Stored data:
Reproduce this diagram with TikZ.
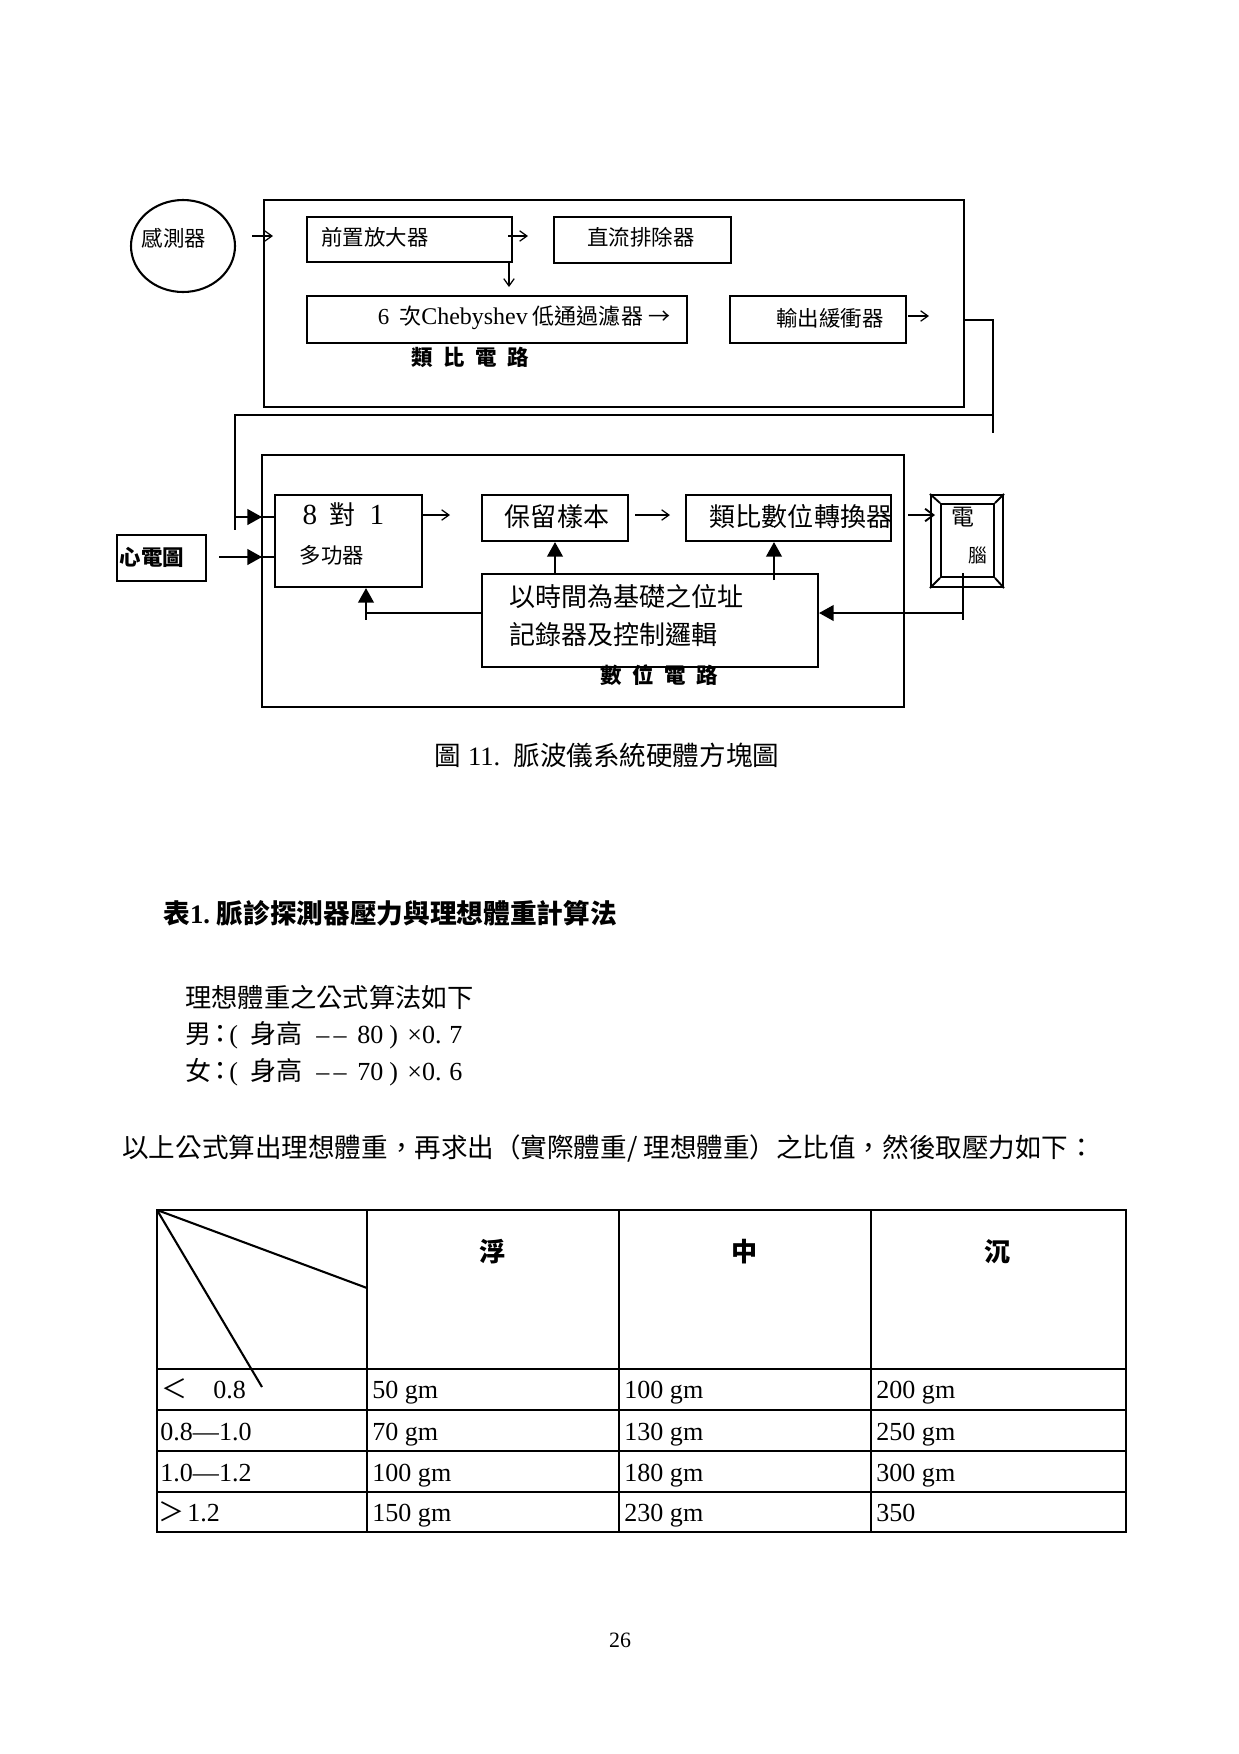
\documentclass[tikz,border=0pt]{standalone}
\usepackage{fontspec}
\setmainfont{Liberation Serif}
\newfontfamily\cjk{Noto Sans CJK TC}
\usetikzlibrary{arrows.meta,shapes.geometric}
\begin{document}
\begin{tikzpicture}[x=0.48pt,y=-0.48pt,
  sz/.style 2 args={minimum width=#1*0.48pt,minimum height=#2*0.48pt},
  frame/.style={draw,line width=1.2pt,inner sep=0},
  box/.style={draw,line width=1pt,inner sep=0},
  ln/.style={line width=1pt},
  arr/.style={line width=0.6pt,-{Straight Barb[length=3.5pt,width=5pt]}},
  farr/.style={line width=1pt,-{Triangle[length=7pt,width=7.5pt]}},
  tten/.style={inner sep=0,font=\cjk\fontsize{10.3}{12}\selectfont},
  ttenb/.style={inner sep=0,font=\cjk\bfseries\fontsize{10.3}{12}\selectfont},
  ttw/.style={inner sep=0,font=\cjk\fontsize{12.5}{15}\selectfont},
  tl/.style={line width=1pt},
  cell/.style={inner sep=0,anchor=base west,font=\fontsize{12.5}{15}\selectfont},
  fpc/.style={inner sep=0,anchor=base west,font=\fontsize{12.5}{15}\selectfont},
  fcj/.style={inner sep=0,anchor=base west,font=\cjk\fontsize{12.5}{15}\selectfont},
  hb/.style={inner sep=0,font=\cjk\bfseries\fontsize{12.5}{15}\selectfont}]
\useasboundingbox (0,0) rectangle (1239,1754);

% ---------------- analog part ----------------
\node[frame,sz={700}{207}] (analog) at (614,303.5) {};
\node[draw,ellipse,line width=1pt,inner sep=0,sz={104}{92}] (sensor) at (183,246) {};
\node[tten] (sensorT) at (174,238) {感測器};
\node[box,sz={205}{45}] (pre) at (409.5,239.5) {};
\node[tten] (preT) at (375,237) {前置放大器};
\node[box,sz={177}{46}] (dc) at (642.5,240) {};
\node[tten] (dcT) at (641,237) {直流排除器};
\node[box,sz={380}{47}] (cheb) at (497,319.5) {};
\node[tten,font=\cjk\fontsize{10.6}{12}\selectfont] (chebT) at (524,318) {{\rmfamily\fontsize{11}{12}\selectfont 6}\ \ 次{\rmfamily\fontsize{11.5}{12}\selectfont Chebyshev}\ 低通過濾器\ →};
\node[box,sz={176}{47}] (buf) at (818,319.5) {};
\node[tten] (bufT) at (830,318) {輸出緩衝器};
\node[ttenb] (analogL) at (470,357) {類\hspace{5pt}比\hspace{5pt}電\hspace{5pt}路};

\coordinate (s1) at (252,236);
\coordinate (s2) at (273,236);
\draw[arr] (s1) -- (s2);
\coordinate (p1) at (508,236);
\coordinate (p2) at (528,236);
\draw[arr] (p1) -- (p2);
\coordinate (p3) at (509,287);
\draw[arr] (pre.south -| p3) -- (p3);
\coordinate (b1) at (908,316);
\coordinate (b2) at (929,316);
\draw[arr] (b1) -- (b2);

% link analog -> digital
\coordinate (aout) at (964,320);
\coordinate (r1) at (993,320);
\coordinate (r2) at (993,433);
\coordinate (r3) at (993,415);
\coordinate (r4) at (235,415);
\coordinate (r5) at (235,530);
\coordinate (fb) at (235,517);
\coordinate (fbt) at (262,517);
\draw[ln] (aout) -- (r1) -- (r2);
\draw[ln] (r3) -- (r4) -- (r5);

% ---------------- digital part ----------------
\node[frame,sz={642}{252}] (digital) at (583,581) {};
\node[box,sz={89}{46}] (ecg) at (161.5,558) {};
\node[ttenb] (ecgT) at (152,557) {心電圖};
\node[box,sz={147}{92}] (mux) at (348.5,541) {};
\node[inner sep=0,font=\fontsize{14}{16}\selectfont] (m8) at (310,515) {8};
\node[ttw] (mdui) at (343,515) {對};
\node[inner sep=0,font=\fontsize{14}{16}\selectfont] (m1) at (377,515) {1};
\node[tten] (mfn) at (332,555) {多功器};
\node[box,sz={146}{46}] (hold) at (555,518) {};
\node[ttw] (holdT) at (557,517) {保留樣本};
\node[box,sz={205}{46}] (adc) at (788.5,518) {};
\node[ttw] (adcT) at (801,517) {類比數位轉換器};
\node[box,sz={72}{92}] (pc) at (967,541) {};
\node[draw,line width=0.9pt,inner sep=0,sz={53}{73}] (pcin) at (967.5,540.5) {};
\draw[line width=0.9pt] (pc.north west) -- (pcin.north west)
  (pc.north east) -- (pcin.north east)
  (pc.south west) -- (pcin.south west)
  (pc.south east) -- (pcin.south east);
\node[inner sep=0,font=\cjk\fontsize{11}{13}\selectfont] (pcT1) at (963,517) {電};
\node[inner sep=0,font=\cjk\fontsize{9}{11}\selectfont] (pcT2) at (978,555) {腦};
\node[box,sz={336}{93}] (ctrl) at (650,620.5) {};
\node[ttw,anchor=west] (ctrlT1) at (509,597) {以時間為基礎之位址};
\node[ttw,anchor=west] (ctrlT2) at (509,635) {記錄器及控制邏輯};
\node[ttenb] (digitalL) at (659,675) {數\hspace{5pt}位\hspace{5pt}電\hspace{5pt}路};

% inputs to mux
\draw[ln] (fb) -- (mux.west |- fb);
\draw[farr] (fb) -- (fbt);
\coordinate (e1) at (219,557);
\coordinate (e2) at (262,557);
\draw[ln] (e1) -- (mux.west |- e1);
\draw[farr] (e1) -- (e2);

% forward chain
\coordinate (h1) at (422,515);
\coordinate (h2) at (450,515);
\draw[arr] (h1) -- (h2);
\coordinate (a1) at (635,515);
\coordinate (a2) at (670,515);
\draw[arr] (a1) -- (a2);
\coordinate (c1) at (908,515);
\coordinate (c2) at (935,515);
\draw[line width=0.9pt,-{Straight Barb[length=4pt,width=6pt]}] (c1) -- (c2);

% control arrows
\draw[farr] (hold.south |- ctrl.north) -- (hold.south);
\coordinate (k1) at (774,580);
\draw[farr] (k1) -- (adc.south -| k1);
\coordinate (k2) at (482,613);
\coordinate (k3) at (366,613);
\draw[farr] (k2) -- (k3) -- (mux.south -| k3);
\draw[ln] (k3) -- ++(0,7);
\coordinate (q1) at (963,573);
\coordinate (q2) at (963,620);
\coordinate (q3) at (963,613);
\draw[ln] (q1) -- (q2);
\draw[farr] (q3) -- (ctrl.east |- q3);

% caption
\node[inner sep=0,font=\fontsize{12.75}{15}\selectfont] (cap) at (607,755) {{\cjk 圖}\ 11.\ \ {\cjk 脈波儀系統硬體方塊圖}};

% ---------------- text ----------------
\node[inner sep=0,anchor=west,font=\bfseries\fontsize{12.8}{15}\selectfont] (title) at (163,913)
  {{\cjk 表}1.\ {\cjk 脈診探測器壓力與理想體重計算法}};
\node[inner sep=0,anchor=west,font=\cjk\fontsize{12.6}{15}\selectfont] (f0) at (185,998) {理想體重之公式算法如下};
% line 1
\node[fcj] (m1a) at (185,1043) {男};
\node[fcj] (m1b) at (207,1043) {：};
\node[fpc] (m1c) at (229,1043) {(};
\node[fcj] (m1d) at (250,1043) {身高};
\node[fpc] (m1e) at (316,1043) {–\kern2pt–};
\node[fpc] (m1f) at (357,1043) {80};
\node[fpc] (m1g) at (389,1043) {)};
\node[fpc] (m1h) at (407,1043) {×0.};
\node[fpc] (m1i) at (449,1043) {7};
% line 2
\node[fcj] (m2a) at (185,1080) {女};
\node[fcj] (m2b) at (207,1080) {：};
\node[fpc] (m2c) at (229,1080) {(};
\node[fcj] (m2d) at (250,1080) {身高};
\node[fpc] (m2e) at (316,1080) {–\kern2pt–};
\node[fpc] (m2f) at (357,1080) {70};
\node[fpc] (m2g) at (389,1080) {)};
\node[fpc] (m2h) at (407,1080) {×0.};
\node[fpc] (m2i) at (449,1080) {6};

\node[inner sep=0,anchor=west,font=\cjk\fontsize{12.75}{15}\selectfont] (sent) at (122,1148)
  {以上公式算出理想體重，再求出（實際體重/ 理想體重）之比值，然後取壓力如下：};

% ---------------- table ----------------
\draw[line width=1.3pt] (157,1210) -- (1126,1210);
\draw[tl] (157,1210) rectangle (1126,1532);
\foreach \x in {367,619,871} \draw[tl] (\x,1210) -- (\x,1532);
\foreach \y in {1369,1410,1451,1492} \draw[tl] (157,\y) -- (1126,\y);
\draw[tl] (157,1210) -- (367,1288);
\draw[tl] (157,1210) -- (262,1387);
\node[hb] (hf) at (493,1252) {浮};
\node[hb] (hm) at (745,1252) {中};
\node[hb] (hs) at (998,1252) {沉};

\node[cell,font=\cjk\fontsize{12.5}{15}\selectfont] (r1a) at (161,1398) {＜};
\node[cell] (r1b) at (213,1398) {0.8};
\node[cell] (r2a) at (160,1440) {0.8—1.0};
\node[cell] (r3a) at (160,1481) {1.0—1.2};
\node[cell,font=\cjk\fontsize{12.5}{15}\selectfont] (r4a) at (158,1521) {＞};
\node[cell] (r4b) at (187,1521) {1.2};

\node[cell] (v11) at (372,1398) {50 gm};
\node[cell] (v12) at (624,1398) {100 gm};
\node[cell] (v13) at (876,1398) {200 gm};
\node[cell] (v21) at (372,1440) {70 gm};
\node[cell] (v22) at (624,1440) {130 gm};
\node[cell] (v23) at (876,1440) {250 gm};
\node[cell] (v31) at (372,1481) {100 gm};
\node[cell] (v32) at (624,1481) {180 gm};
\node[cell] (v33) at (876,1481) {300 gm};
\node[cell] (v41) at (372,1521) {150 gm};
\node[cell] (v42) at (624,1521) {230 gm};
\node[cell] (v43) at (876,1521) {350};

\node[inner sep=0,font=\fontsize{10.5}{12}\selectfont] (pg) at (620,1640) {26};
\end{tikzpicture}
\end{document}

Work required: From the first line of the listing above, repeat every line through the one holding "(0,0) rectangle (1239,1754);". Both ends count, and pictures stay out.

Solution to this problem:
Reproduce this diagram with TikZ.
\documentclass[tikz,border=0pt]{standalone}
\usepackage{fontspec}
\setmainfont{Liberation Serif}
\newfontfamily\cjk{Noto Sans CJK TC}
\usetikzlibrary{arrows.meta,shapes.geometric}
\begin{document}
\begin{tikzpicture}[x=0.48pt,y=-0.48pt,
  sz/.style 2 args={minimum width=#1*0.48pt,minimum height=#2*0.48pt},
  frame/.style={draw,line width=1.2pt,inner sep=0},
  box/.style={draw,line width=1pt,inner sep=0},
  ln/.style={line width=1pt},
  arr/.style={line width=0.6pt,-{Straight Barb[length=3.5pt,width=5pt]}},
  farr/.style={line width=1pt,-{Triangle[length=7pt,width=7.5pt]}},
  tten/.style={inner sep=0,font=\cjk\fontsize{10.3}{12}\selectfont},
  ttenb/.style={inner sep=0,font=\cjk\bfseries\fontsize{10.3}{12}\selectfont},
  ttw/.style={inner sep=0,font=\cjk\fontsize{12.5}{15}\selectfont},
  tl/.style={line width=1pt},
  cell/.style={inner sep=0,anchor=base west,font=\fontsize{12.5}{15}\selectfont},
  fpc/.style={inner sep=0,anchor=base west,font=\fontsize{12.5}{15}\selectfont},
  fcj/.style={inner sep=0,anchor=base west,font=\cjk\fontsize{12.5}{15}\selectfont},
  hb/.style={inner sep=0,font=\cjk\bfseries\fontsize{12.5}{15}\selectfont}]
\useasboundingbox (0,0) rectangle (1239,1754);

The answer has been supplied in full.